* _Data segment_
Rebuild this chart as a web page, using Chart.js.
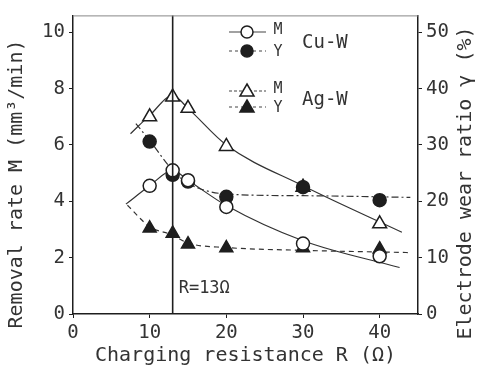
<!DOCTYPE html>
<html>
<head>
<meta charset="utf-8">
<script src="https://cdn.jsdelivr.net/npm/chart.js@4"></script>
<style>
  html, body { margin: 0; padding: 0; background: #fff; }
  #wrap { width: 484px; height: 372px; }
</style>
</head>
<body>
<div id="wrap"><canvas id="chart" width="484" height="372"></canvas></div>
<script>
// measured points (R in ohm)
const rPoints = [10, 13, 15, 20, 30, 40];
const mCuW = [4.55, 5.1, 4.75, 3.8, 2.5, 2.05];      // mm3/min
const yCuW = [30.6, 24.7, 23.5, 20.8, 22.5, 20.2];   // %
const mAgW = [7.0, 7.7, 7.3, 5.95, 4.5, 3.2];        // mm3/min
const yAgW = [15.2, 14.3, 12.4, 11.7, 11.7, 11.5];   // %

// fitted curves
const mCuWFitR = [6.9, 10, 13, 15, 20, 30, 42.6];
const mCuWFit = [3.9, 4.55, 5.1, 4.75, 3.85, 2.6, 1.65];
const mAgWFitR = [7.5, 10, 13, 15, 20, 30, 42.9];
const mAgWFit = [6.4, 7.05, 7.75, 7.3, 6.0, 4.55, 2.9];
const yCuWFitR = [8.2, 10, 13, 15, 20, 30, 44];
const yCuWFit = [33.8, 30.8, 25.5, 23.2, 21.3, 21.0, 20.7];
const yAgWFitR = [7.1, 10, 13, 15, 20, 30, 44];
const yAgWFit = [19.3, 15.5, 14.0, 12.6, 11.8, 11.3, 10.9];

const leftTicks = [0, 2, 4, 6, 8, 10];
const rightTicks = [0, 10, 20, 30, 40, 50];
const xTicks = [0, 10, 20, 30, 40];
const markR = 13;

const ink = "#1e1e1e";
const font = "'DejaVu Sans Mono', monospace";

function pts(xs, ys) {
    return xs.map((x, i) => ({ x: x, y: ys[i] }));
}

function fitLine(xs, ys, axis, dash) {
    return {
        data: pts(xs, ys),
        yAxisID: axis,
        showLine: true,
        borderColor: "#333",
        borderWidth: 1.2,
        borderDash: dash,
        pointRadius: 0,
        cubicInterpolationMode: "monotone",
        fill: false,
        order: 10,
    };
}

function marks(ys, axis, style, filled, radius, order) {
    return {
        data: pts(rPoints, ys),
        yAxisID: axis,
        showLine: false,
        pointStyle: style,
        pointRadius: radius,
        pointBorderWidth: 1.5,
        pointBorderColor: ink,
        pointBackgroundColor: filled ? ink : "#fff",
        order: order,
    };
}

const overlay = {
    id: "overlay",
    afterDatasetsDraw(chart) {
        const c = chart.ctx;
        const area = chart.chartArea;
        const xs = chart.scales.x;
        const px = xs.getPixelForValue(markR);
        c.save();
        c.strokeStyle = ink;
        c.lineWidth = 1.6;
        c.beginPath();
        c.moveTo(px, area.top);
        c.lineTo(px, area.bottom);
        c.stroke();

        c.fillStyle = "#333";
        c.font = "17px " + font;
        c.textBaseline = "middle";
        c.fillText("R=13\u03a9", px + 6, 289);

        // legend
        function glyph(y, style, filled, dash) {
            c.strokeStyle = "#444";
            c.lineWidth = 1.2;
            c.setLineDash(dash);
            c.beginPath();
            c.moveTo(229, y);
            c.lineTo(266, y);
            c.stroke();
            c.setLineDash([]);
            c.fillStyle = filled ? ink : "#fff";
            c.strokeStyle = ink;
            c.lineWidth = 1.5;
            c.beginPath();
            if (style === "circle") {
                c.arc(247, y, 6, 0, Math.PI * 2);
            } else {
                c.moveTo(247, y - 7);
                c.lineTo(254, y + 5);
                c.lineTo(240, y + 5);
                c.closePath();
            }
            c.fill();
            c.stroke();
        }
        glyph(32, "circle", false, []);
        glyph(51, "circle", true, [3, 3]);
        glyph(91, "triangle", false, [3, 2]);
        glyph(107, "triangle", true, [3, 3]);

        c.fillStyle = "#333";
        c.textAlign = "center";
        c.font = "15px " + font;
        c.fillText("M", 278, 30);
        c.fillText("Y", 278, 52);
        c.fillText("M", 278, 89);
        c.fillText("Y", 278, 108);
        c.textAlign = "left";
        c.font = "19px " + font;
        c.fillText("Cu-W", 302, 43);
        c.fillText("Ag-W", 302, 100);

        // axis titles, both reading bottom to top
        c.textAlign = "center";
        c.font = "20px " + font;
        c.save();
        c.translate(17, 184);
        c.rotate(-Math.PI / 2);
        c.fillText("Removal rate M (mm\u00b3/min)", 0, 0);
        c.restore();
        c.translate(466, 183);
        c.rotate(-Math.PI / 2);
        c.fillText("Electrode wear ratio \u03b3 (%)", 0, 0);
        c.restore();
    },
};

new Chart(document.getElementById("chart").getContext("2d"), {
    type: "scatter",
    data: {
        datasets: [
            fitLine(mAgWFitR, mAgWFit, "y", []),
            fitLine(mCuWFitR, mCuWFit, "y", []),
            fitLine(yCuWFitR, yCuWFit, "y2", [7, 3, 2, 3]),
            fitLine(yAgWFitR, yAgWFit, "y2", [5, 4]),
            marks(mAgW, "y", "triangle", false, 8, 6),
            marks(yCuW, "y2", "circle", true, 6.5, 5),
            marks(yAgW, "y2", "triangle", true, 7.5, 4),
            marks(mCuW, "y", "circle", false, 6.5, 3),
        ],
    },
    options: {
        responsive: false,
        animation: false,
        layout: { padding: { top: 8 } },
        plugins: {
            legend: { display: false },
            tooltip: { enabled: false },
        },
        scales: {
            x: {
                type: "linear",
                min: 0,
                max: 45,
                afterFit: (s) => { s.height = 58; },
                afterBuildTicks: (s) => { s.ticks = xTicks.map((v) => ({ value: v })); },
                border: { color: ink, width: 1.5 },
                grid: { drawOnChartArea: false, tickLength: 4, color: ink },
                ticks: {
                    color: "#333",
                    padding: 4,
                    font: { family: font, size: 19 },
                },
                title: {
                    display: true,
                    text: "Charging resistance R (\u03a9)",
                    color: "#333",
                    padding: { top: 0 },
                    font: { family: font, size: 20 },
                },
            },
            y: {
                position: "left",
                min: 0,
                max: 10.6,
                afterFit: (s) => { s.width = 73; },
                afterBuildTicks: (s) => { s.ticks = leftTicks.map((v) => ({ value: v })); },
                border: { color: ink, width: 1.5 },
                grid: { drawOnChartArea: false, tickLength: 4, color: ink },
                ticks: {
                    color: "#333",
                    padding: 4,
                    font: { family: font, size: 19 },
                },
            },
            y2: {
                position: "right",
                min: 0,
                max: 53,
                afterFit: (s) => { s.width = 66; },
                afterBuildTicks: (s) => { s.ticks = rightTicks.map((v) => ({ value: v })); },
                border: { color: ink, width: 1.5 },
                grid: { drawOnChartArea: false, tickLength: 4, color: ink },
                ticks: {
                    color: "#333",
                    padding: 4,
                    font: { family: font, size: 19 },
                },
            },
        },
    },
    plugins: [
        overlay,
        {
            id: "frameTop",
            afterDraw(chart) {
                const a = chart.chartArea;
                const c = chart.ctx;
                c.save();
                c.strokeStyle = "#888";
                c.lineWidth = 1;
                c.beginPath();
                c.moveTo(a.left, a.top + 0.5);
                c.lineTo(a.right, a.top + 0.5);
                c.stroke();
                c.restore();
            },
        },
    ],
});
</script>
</body>
</html>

* _Requirement_
Copy every line of the data word for word, omitting the images.

* _Correct output_
Rebuild this chart as a web page, using Chart.js.
<!DOCTYPE html>
<html>
<head>
<meta charset="utf-8">
<script src="https://cdn.jsdelivr.net/npm/chart.js@4"></script>
<style>
  html, body { margin: 0; padding: 0; background: #fff; }
  #wrap { width: 484px; height: 372px; }
</style>
</head>
<body>
<div id="wrap"><canvas id="chart" width="484" height="372"></canvas></div>
<script>
// measured points (R in ohm)
const rPoints = [10, 13, 15, 20, 30, 40];
const mCuW = [4.55, 5.1, 4.75, 3.8, 2.5, 2.05];      // mm3/min
const yCuW = [30.6, 24.7, 23.5, 20.8, 22.5, 20.2];   // %
const mAgW = [7.0, 7.7, 7.3, 5.95, 4.5, 3.2];        // mm3/min
const yAgW = [15.2, 14.3, 12.4, 11.7, 11.7, 11.5];   // %

// fitted curves
const mCuWFitR = [6.9, 10, 13, 15, 20, 30, 42.6];
const mCuWFit = [3.9, 4.55, 5.1, 4.75, 3.85, 2.6, 1.65];
const mAgWFitR = [7.5, 10, 13, 15, 20, 30, 42.9];
const mAgWFit = [6.4, 7.05, 7.75, 7.3, 6.0, 4.55, 2.9];
const yCuWFitR = [8.2, 10, 13, 15, 20, 30, 44];
const yCuWFit = [33.8, 30.8, 25.5, 23.2, 21.3, 21.0, 20.7];
const yAgWFitR = [7.1, 10, 13, 15, 20, 30, 44];
const yAgWFit = [19.3, 15.5, 14.0, 12.6, 11.8, 11.3, 10.9];

const leftTicks = [0, 2, 4, 6, 8, 10];
const rightTicks = [0, 10, 20, 30, 40, 50];
const xTicks = [0, 10, 20, 30, 40];
const markR = 13;

const ink = "#1e1e1e";
const font = "'DejaVu Sans Mono', monospace";

function pts(xs, ys) {
    return xs.map((x, i) => ({ x: x, y: ys[i] }));
}

function fitLine(xs, ys, axis, dash) {
    return {
        data: pts(xs, ys),
        yAxisID: axis,
        showLine: true,
        borderColor: "#333",
        borderWidth: 1.2,
        borderDash: dash,
        pointRadius: 0,
        cubicInterpolationMode: "monotone",
        fill: false,
        order: 10,
    };
}

function marks(ys, axis, style, filled, radius, order) {
    return {
        data: pts(rPoints, ys),
        yAxisID: axis,
        showLine: false,
        pointStyle: style,
        pointRadius: radius,
        pointBorderWidth: 1.5,
        pointBorderColor: ink,
        pointBackgroundColor: filled ? ink : "#fff",
        order: order,
    };
}

const overlay = {
    id: "overlay",
    afterDatasetsDraw(chart) {
        const c = chart.ctx;
        const area = chart.chartArea;
        const xs = chart.scales.x;
        const px = xs.getPixelForValue(markR);
        c.save();
        c.strokeStyle = ink;
        c.lineWidth = 1.6;
        c.beginPath();
        c.moveTo(px, area.top);
        c.lineTo(px, area.bottom);
        c.stroke();

        c.fillStyle = "#333";
        c.font = "17px " + font;
        c.textBaseline = "middle";
        c.fillText("R=13\u03a9", px + 6, 289);

        // legend
        function glyph(y, style, filled, dash) {
            c.strokeStyle = "#444";
            c.lineWidth = 1.2;
            c.setLineDash(dash);
            c.beginPath();
            c.moveTo(229, y);
            c.lineTo(266, y);
            c.stroke();
            c.setLineDash([]);
            c.fillStyle = filled ? ink : "#fff";
            c.strokeStyle = ink;
            c.lineWidth = 1.5;
            c.beginPath();
            if (style === "circle") {
                c.arc(247, y, 6, 0, Math.PI * 2);
            } else {
                c.moveTo(247, y - 7);
                c.lineTo(254, y + 5);
                c.lineTo(240, y + 5);
                c.closePath();
            }
            c.fill();
            c.stroke();
        }
        glyph(32, "circle", false, []);
        glyph(51, "circle", true, [3, 3]);
        glyph(91, "triangle", false, [3, 2]);
        glyph(107, "triangle", true, [3, 3]);

        c.fillStyle = "#333";
        c.textAlign = "center";
        c.font = "15px " + font;
        c.fillText("M", 278, 30);
        c.fillText("Y", 278, 52);
        c.fillText("M", 278, 89);
        c.fillText("Y", 278, 108);
        c.textAlign = "left";
        c.font = "19px " + font;
        c.fillText("Cu-W", 302, 43);
        c.fillText("Ag-W", 302, 100);

        // axis titles, both reading bottom to top
        c.textAlign = "center";
        c.font = "20px " + font;
        c.save();
        c.translate(17, 184);
        c.rotate(-Math.PI / 2);
        c.fillText("Removal rate M (mm\u00b3/min)", 0, 0);
        c.restore();
        c.translate(466, 183);
        c.rotate(-Math.PI / 2);
        c.fillText("Electrode wear ratio \u03b3 (%)", 0, 0);
        c.restore();
    },
};

new Chart(document.getElementById("chart").getContext("2d"), {
    type: "scatter",
    data: {
        datasets: [
            fitLine(mAgWFitR, mAgWFit, "y", []),
            fitLine(mCuWFitR, mCuWFit, "y", []),
            fitLine(yCuWFitR, yCuWFit, "y2", [7, 3, 2, 3]),
            fitLine(yAgWFitR, yAgWFit, "y2", [5, 4]),
            marks(mAgW, "y", "triangle", false, 8, 6),
            marks(yCuW, "y2", "circle", true, 6.5, 5),
            marks(yAgW, "y2", "triangle", true, 7.5, 4),
            marks(mCuW, "y", "circle", false, 6.5, 3),
        ],
    },
    options: {
        responsive: false,
        animation: false,
        layout: { padding: { top: 8 } },
        plugins: {
            legend: { display: false },
            tooltip: { enabled: false },
        },
        scales: {
            x: {
                type: "linear",
                min: 0,
                max: 45,
                afterFit: (s) => { s.height = 58; },
                afterBuildTicks: (s) => { s.ticks = xTicks.map((v) => ({ value: v })); },
                border: { color: ink, width: 1.5 },
                grid: { drawOnChartArea: false, tickLength: 4, color: ink },
                ticks: {
                    color: "#333",
                    padding: 4,
                    font: { family: font, size: 19 },
                },
                title: {
                    display: true,
                    text: "Charging resistance R (\u03a9)",
                    color: "#333",
                    padding: { top: 0 },
                    font: { family: font, size: 20 },
                },
            },
            y: {
                position: "left",
                min: 0,
                max: 10.6,
                afterFit: (s) => { s.width = 73; },
                afterBuildTicks: (s) => { s.ticks = leftTicks.map((v) => ({ value: v })); },
                border: { color: ink, width: 1.5 },
                grid: { drawOnChartArea: false, tickLength: 4, color: ink },
                ticks: {
                    color: "#333",
                    padding: 4,
                    font: { family: font, size: 19 },
                },
            },
            y2: {
                position: "right",
                min: 0,
                max: 53,
                afterFit: (s) => { s.width = 66; },
                afterBuildTicks: (s) => { s.ticks = rightTicks.map((v) => ({ value: v })); },
                border: { color: ink, width: 1.5 },
                grid: { drawOnChartArea: false, tickLength: 4, color: ink },
                ticks: {
                    color: "#333",
                    padding: 4,
                    font: { family: font, size: 19 },
                },
            },
        },
    },
    plugins: [
        overlay,
        {
            id: "frameTop",
            afterDraw(chart) {
                const a = chart.chartArea;
                const c = chart.ctx;
                c.save();
                c.strokeStyle = "#888";
                c.lineWidth = 1;
                c.beginPath();
                c.moveTo(a.left, a.top + 0.5);
                c.lineTo(a.right, a.top + 0.5);
                c.stroke();
                c.restore();
            },
        },
    ],
});
</script>
</body>
</html>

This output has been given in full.